Status of corrective action

(Completed/Ongoing/Outstanding/N/A)

2014

The overall level of committed appropriations was high at 95 %. The level of committed appropriations carried over also remained high at 5,6  million euro, i.e. 26 % (2013: 5,2  million euro, i.e. 28 %), particularly for the operational budget (Title III) at 4,7  million euro, i.e. 66 % (2013: 3,7  million euro or 85 %). Carry-overs are mainly related to specific contracts with a cumulative value of 2,4  million euro signed late in the year, particularly for the ongoing development and maintenance of a database (1,8  million euro) and other IT services to be provided in 2015. Part of the committed appropriations carried over are related to budget transfers made in November and December 2014, when the Authority increased the operational budget (Title III) by 1,1  million euro (19 %) (1) through transfers from the staff budget (Title I) of 858 828 euro (2) and from administrative expenditure (Title II) of 266 360 euro (3).

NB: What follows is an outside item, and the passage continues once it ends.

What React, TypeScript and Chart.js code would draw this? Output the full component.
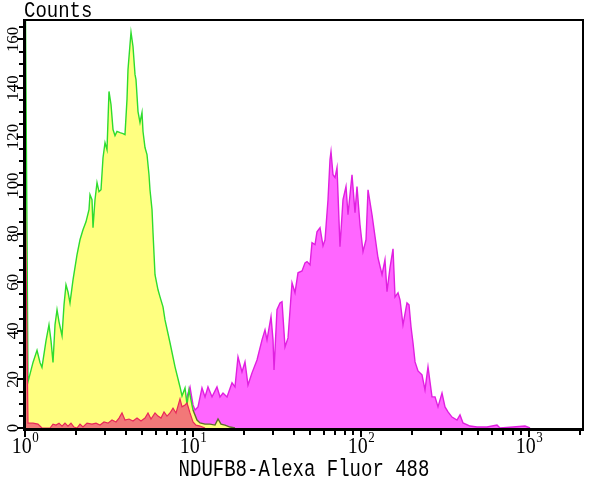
import React, { useEffect, useRef } from 'react';
import { Chart, registerables } from 'chart.js';

Chart.register(...registerables);

// ---- axis / tick data ----
const xMin = 1;
const xMax = 2096;
const yMin = 0;
const yMax = 168;
const xTickValues = [1, 10, 100, 1000];
const xTickBase = '10';
const xTickExponents = ['0', '1', '2', '3'];
const yTickValues = [0, 20, 40, 60, 80, 100, 120, 140, 160];
const yMinorStep = 5;
const yAxisTitle = 'Counts';
const xAxisTitle = 'NDUFB8-Alexa Fluor 488';

// ---- series: red (control) ----
const redX = [1, 1.042, 1.116, 1.195, 1.262, 1.316, 1.409, 1.468, 1.530, 1.594, 1.661, 1.730, 1.803, 1.878, 1.957, 2.039, 2.125, 2.214, 2.339, 2.505, 2.646, 2.796, 2.953, 3.119, 3.295, 3.481, 3.627, 3.779, 3.937, 4.159, 4.394, 4.642, 4.903, 5.179, 5.397, 5.623, 5.941, 6.190, 6.450, 6.722, 7.003, 7.297, 7.603, 7.924, 8.369, 8.603, 8.965, 9.211, 9.597, 10.0, 10.42, 11.01, 11.79];
const redCounts = [106, 2, 2, 1.6, 0, 0, 0, 1.6, 1.2, 2, 0.8, 2, 0.8, 2, 0.4, 0, 1.6, 0.4, 2, 1.6, 2, 1.2, 2.5, 2, 3.3, 2.5, 4.1, 6.2, 3.3, 3.7, 2.9, 4.1, 2.9, 4.1, 6.2, 3.7, 6.2, 4.9, 4.1, 6.6, 4.9, 6.2, 8.2, 6.2, 12, 8.7, 9.5, 10.3, 6.2, 2.5, 1.2, 0.8, 0];

// ---- series: yellow (unstained) ----
const yellowX = [1, 1.042, 1.116, 1.179, 1.228, 1.262, 1.334, 1.389, 1.428, 1.468, 1.509, 1.551, 1.594, 1.661, 1.707, 1.754, 1.803, 1.853, 1.931, 2.039, 2.125, 2.214, 2.307, 2.404, 2.437, 2.505, 2.540, 2.610, 2.683, 2.757, 2.834, 2.913, 2.994, 3.077, 3.162, 3.250, 3.341, 3.434, 3.529, 3.678, 3.831, 3.937, 4.047, 4.103, 4.217, 4.276, 4.394, 4.516, 4.578, 4.706, 4.836, 4.971, 5.040, 5.179, 5.323, 5.471, 5.546, 5.702, 5.781, 5.941, 6.190, 6.362, 6.629, 6.813, 7.297, 7.816, 8.369, 8.603, 8.965, 9.211, 9.467, 9.730, 10.0, 10.56, 11.01, 11.79, 12.62, 13.52, 14.09, 14.68, 15.51, 16.61, 17.78];
const yellowCounts = [200, 19, 27, 32, 27, 25, 36, 42.5, 36, 27, 42.5, 48.7, 43.7, 38, 50.7, 59, 56, 51.5, 61, 71.3, 77.5, 81.6, 84.9, 89.9, 96.1, 94, 82.5, 94, 101, 97.3, 98.1, 111.3, 117.5, 114.6, 138.6, 133.2, 122.9, 120.4, 122.1, 121.6, 121.2, 120.8, 135.3, 147.6, 157.9, 162.9, 157.1, 145.6, 143.5, 130.3, 125.8, 129.9, 122.1, 115.5, 112.6, 104.3, 98.1, 89.9, 80.4, 63.1, 56.9, 54, 49.9, 44.5, 35.1, 25.2, 16.9, 13.2, 16.5, 9.5, 15.7, 11.5, 7.4, 3.3, 2.1, 1.6, 1.6, 1.2, 3.7, 1.6, 1.2, 0.4, 0];

// ---- series: magenta (NDUFB8) ----
const magentaX = [8.720, 9.085, 9.597, 10.0, 10.28, 10.71, 11.31, 11.79, 12.28, 12.98, 13.89, 14.48, 15.09, 15.94, 17.07, 17.78, 18.53, 19.57, 20.39, 21.25, 22.45, 24.04, 25.75, 26.83, 27.57, 29.13, 29.94, 30.36, 31.62, 32.95, 33.87, 35.29, 36.78, 38.85, 40.47, 42.17, 44.56, 46.42, 47.72, 49.71, 51.09, 53.23, 54.71, 57.02, 59.41, 61.07, 63.62, 65.39, 66.29, 68.13, 70.03, 71.97, 74.99, 78.14, 81.42, 83.68, 88.40, 92.11, 94.67, 98.64, 102.8, 107.1, 110.1, 116.3, 121.2, 126.2, 133.4, 138.9, 142.8, 148.8, 155.1, 159.4, 166.1, 170.7, 177.8, 187.8, 193.1, 198.5, 204.0, 209.7, 218.4, 230.7, 240.4, 250.5, 264.6, 275.8, 287.3, 303.5, 316.2, 329.5, 348.1, 372.8, 388.4, 404.7, 445.6, 490.5, 562.3, 645.0, 672.1, 803.2, 946.6, 1014];
const magentaCounts = [3.3, 11.5, 16.9, 9.5, 7.4, 8.7, 16.5, 12.8, 16.9, 12.8, 16.9, 12.8, 14.4, 12.8, 18.6, 16.9, 29.3, 23.1, 27.2, 17.7, 22.7, 28, 36.3, 40.4, 36.3, 45.8, 36.3, 23.9, 48.7, 51.5, 52, 33.4, 37.1, 59.8, 55.7, 63.9, 64.7, 68, 68.5, 67.2, 76.3, 75.5, 80.8, 82.5, 75, 77.5, 94, 110.5, 113.8, 104.3, 103.1, 107.2, 74.6, 94, 99.4, 87.8, 104.3, 88.7, 99.4, 83.7, 72.6, 77.5, 98.1, 87.8, 78.8, 70.1, 63.1, 69.3, 56.1, 66, 73.8, 54, 55.7, 52.8, 42.5, 51.5, 50.7, 41.6, 35, 27.2, 23.5, 21.9, 15.7, 25.2, 12.8, 12.8, 8.7, 14.4, 8.7, 6.6, 4.5, 3.3, 5.4, 2.1, 0.8, 0.4, 0.4, 1.2, 0, 0.4, 0.8, 0];

function pts(xs: number[], ys: number[]) {
  return xs.map((x, i) => ({ x, y: ys[i] }));
}

function stretchedText(ctx: CanvasRenderingContext2D, text: string, x: number, y: number, sy: number) {
  ctx.save();
  ctx.translate(x, y);
  ctx.scale(1, sy);
  ctx.fillText(text, 0, 0);
  ctx.restore();
}

const framePlugin = {
  id: 'histFrame',
  afterDatasetsDraw(chart: any) {
    const { ctx, chartArea, scales } = chart;
    const { left, right, top, bottom } = chartArea;
    const xs = scales.x;
    const ys = scales.y;
    ctx.save();
    ctx.fillStyle = '#000';
    // frame
    ctx.fillRect(left, top - 1, right - left, 2);
    ctx.fillRect(right - 1, top - 1, 2, bottom - top + 2);
    ctx.fillRect(left - 2, top - 1, 3, bottom - top + 4);
    ctx.fillRect(left - 2, bottom, right - left + 3, 3);
    // y ticks
    for (let v = yMin; v <= yMax; v += yMinorStep) {
      const py = Math.round(ys.getPixelForValue(v));
      const major = v % 20 === 0;
      const len = major ? 6 : 4;
      ctx.fillRect(left - 2 - len, py - 1, len, 2);
    }
    // x ticks (log)
    for (let d = 1; d <= 1000; d *= 10) {
      for (let m = 1; m <= 9; m++) {
        const v = d * m;
        if (v > xMax) break;
        const px = Math.round(xs.getPixelForValue(v));
        const len = m === 1 ? 6 : 4;
        ctx.fillRect(px - 1, bottom + 3, 2, len);
      }
    }
    ctx.restore();
  },
  afterDraw(chart: any) {
    const { ctx, chartArea, scales } = chart;
    const { left, right, bottom } = chartArea;
    const xs = scales.x;
    const ys = scales.y;
    ctx.save();
    ctx.fillStyle = '#000';
    ctx.textBaseline = 'alphabetic';
    // x tick labels
    xTickValues.forEach((v, i) => {
      const px = xs.getPixelForValue(v);
      ctx.font = '20px "Liberation Serif"';
      const wb = ctx.measureText(xTickBase).width;
      ctx.font = '13px "Liberation Serif"';
      const we = ctx.measureText(xTickExponents[i]).width;
      const start = px - (wb + we) / 2;
      ctx.textAlign = 'left';
      ctx.font = '20px "Liberation Serif"';
      stretchedText(ctx, xTickBase, start, bottom + 25, 1.2);
      ctx.font = '13px "Liberation Serif"';
      stretchedText(ctx, xTickExponents[i], start + wb + 0.5, bottom + 14, 1.2);
    });
    // y tick labels (rotated)
    ctx.font = '16px "Liberation Serif"';
    ctx.textAlign = 'center';
    yTickValues.forEach((v) => {
      const py = ys.getPixelForValue(v);
      ctx.save();
      ctx.translate(left - 7, py);
      ctx.rotate(-Math.PI / 2);
      ctx.scale(1.05, 1.1);
      ctx.fillText(String(v), 0, 0);
      ctx.restore();
    });
    // titles
    ctx.font = '19px "Liberation Mono"';
    ctx.textAlign = 'left';
    stretchedText(ctx, yAxisTitle, left - 1, 17, 1.2);
    ctx.textAlign = 'center';
    stretchedText(ctx, xAxisTitle, (left + right) / 2, bottom + 48, 1.25);
    ctx.restore();
  },
};

export default function App() {
  const ref = useRef<HTMLCanvasElement>(null);
  useEffect(() => {
    const canvas = ref.current;
    if (!canvas) return;
    const chart = new Chart(canvas, {
      type: 'line',
      data: {
        datasets: [
          {
            label: 'Control',
            data: pts(redX, redCounts),
            borderColor: '#E8285A',
            backgroundColor: '#F27878',
            fill: 'origin',
            borderWidth: 1.2,
            pointRadius: 0,
            tension: 0,
          },
          {
            label: 'Unstained',
            data: pts(yellowX, yellowCounts),
            borderColor: '#2EDC2E',
            backgroundColor: '#FFFF80',
            fill: 'origin',
            borderWidth: 1.4,
            pointRadius: 0,
            tension: 0,
            segment: {
              borderColor: (c: any) => (c.p0.parsed.x >= 10 ? '#5E6E28' : '#2EDC2E'),
            },
          },
          {
            label: 'NDUFB8',
            data: pts(magentaX, magentaCounts),
            borderColor: '#E020E0',
            backgroundColor: '#FF66FF',
            fill: 'origin',
            borderWidth: 1.4,
            pointRadius: 0,
            tension: 0,
          },
        ],
      } as any,
      options: {
        responsive: false,
        animation: false,
        events: [],
        layout: { padding: { top: 20, right: 17, left: 0, bottom: 0 } },
        plugins: { legend: { display: false }, tooltip: { enabled: false }, title: { display: false } },
        scales: {
          x: {
            type: 'logarithmic',
            min: xMin,
            max: xMax,
            bounds: 'data',
            ticks: { display: false },
            grid: { display: false },
            border: { display: false },
            afterFit: (s: any) => { s.height = 52; },
          },
          y: {
            type: 'linear',
            min: yMin,
            max: yMax,
            bounds: 'data',
            ticks: { display: false },
            grid: { display: false },
            border: { display: false },
            afterFit: (s: any) => { s.width = 25; },
          },
        },
      } as any,
      plugins: [framePlugin],
    });
    return () => chart.destroy();
  }, []);
  return (
    <div style={{ position: 'absolute', left: 0, top: 0, width: 600, height: 480, background: '#fff' }}>
      <canvas ref={ref} width={600} height={480} style={{ display: 'block' }} />
    </div>
  );
}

The transfers were intended to compensate for shortfalls in the Authority’s 2015 budget following substantial budget cuts decided by the discharge authorities. These shortfalls would not have allowed the Authority to continue implementing its multiannual IT strategy, which was one of its core operational activities.

N/A

2014

Although budget transfers, carry-overs and related commitments are in line with the specific provisions of the EU Financial Regulation and were executed following Management Board decisions, the extent to which 2015 activities will be covered by 2014 appropriations is at odds with the budgetary principle of annuality. There is a need to better align the funds made available in the agency’s annual budgets with the financial needs for the implementation of its multiannual IT strategy.

Completed


(1)  2015: 0,6 million euro (16 %).

(2)  2015: 317 737 euro.

(3)  2015: 322 737 euro.


THE AUTHORITY’S REPLY

The Authority has taken note of the Court’s report.